Observe to discern -

Intuit’s Follow Me Home is a customer immersion practice where employees observe customers in their natural environment. Such a practice helps product owners to uncover how customers actually use their products — e.g., how smooth their first-use experience is, where they get interrupted, where they resume an action, how they switch devices, how many steps they actually take, and when they stop using your product. Mere observation does not guarantee insight, find out more. For example, when you observe that the customer switches from the mobile to the laptop in the middle of the workflow, discern that they find that the viewing experience in the mobile application does not give them enough confidence to make their purchasing decision readily.

Step 2 — Empathize — Next, get to the core emotions — e.g., dilemma, tension, friction, dissatisfaction — that underpin the customer’s experience

Recognize emotions -

In this critical step, you recognize how your customer feels and understand their emotional state with strong accuracy. You’re able to connect with the core emotions felt by your customer, e.g., dissatisfaction, dilemma, lack of confidence, and fear. So, you’re able to understand the dilemma the consumer faces in knowing they have to pay shipping fees. You can relate to their inability to complete a transaction in that state of mind. You’re also able to deeply feel the lack of confidence in that car dealer every time they submit a funding application.

Practice cognitive empathy -

Good product managers need to practice cognitive empathy. Unlike emotional empathy, which unconsciously results in the observer sharing the emotions of the observed, cognitive empathy is about the observer recognizing and understanding the emotions of the observed. The former is a resulting state while the latter is a conscious choice. Emotional empathy is something some of us are born with while cognitive empathy can be acquired by anyone. Product managers need to deliberately train themselves to acquire and grow this skill.
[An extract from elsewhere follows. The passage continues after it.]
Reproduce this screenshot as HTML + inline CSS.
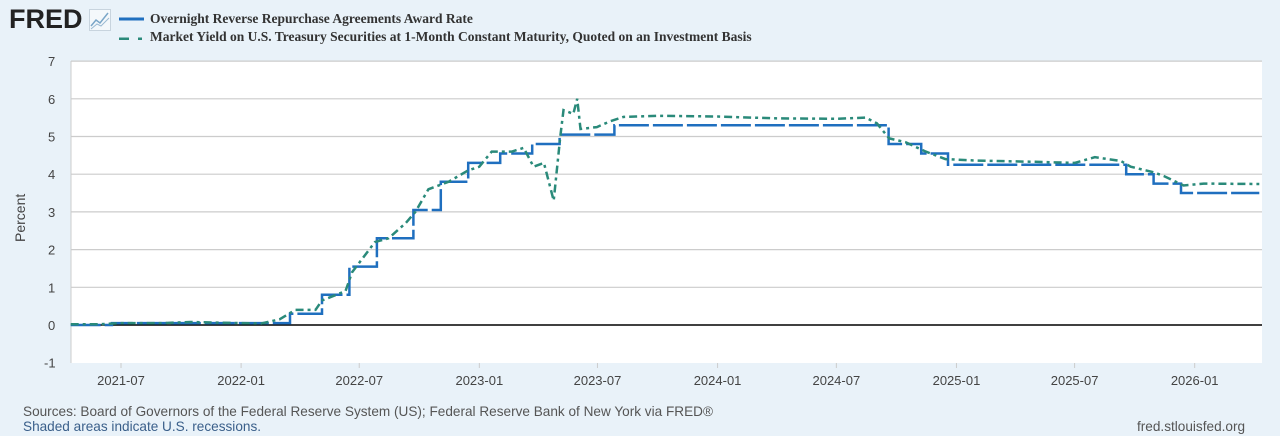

Step 3 — Penetrate — finally, understand why it all matters to the customer

Dive deep to understand the customer’s motivation -

Understanding the strong emotions that underpin a customer’s experience will naturally lead you to their motivations. For example, once you uncover a professional’s dissatisfaction with the quality of professional feedback they’re receiving, you learn that they’re driven by the need to improve themselves by hearing from those whose opinions that truly matter to them. Likewise, a consumer’s strong dilemma about shipping fees leads you to their emotional motive to eliminate their guilt and discomfort about paying for convenience.

This sequence of a) understanding your customer’s current experience, b) recognizing their strong emotions about something lacking in their current experience, and c) understanding their true motivations will almost always lead you to valuable insights. Remember insight is not a ready-made idea for your next product or product feature but it serves as a solid foundation for your next product innovation. You can train yourself to be good at it!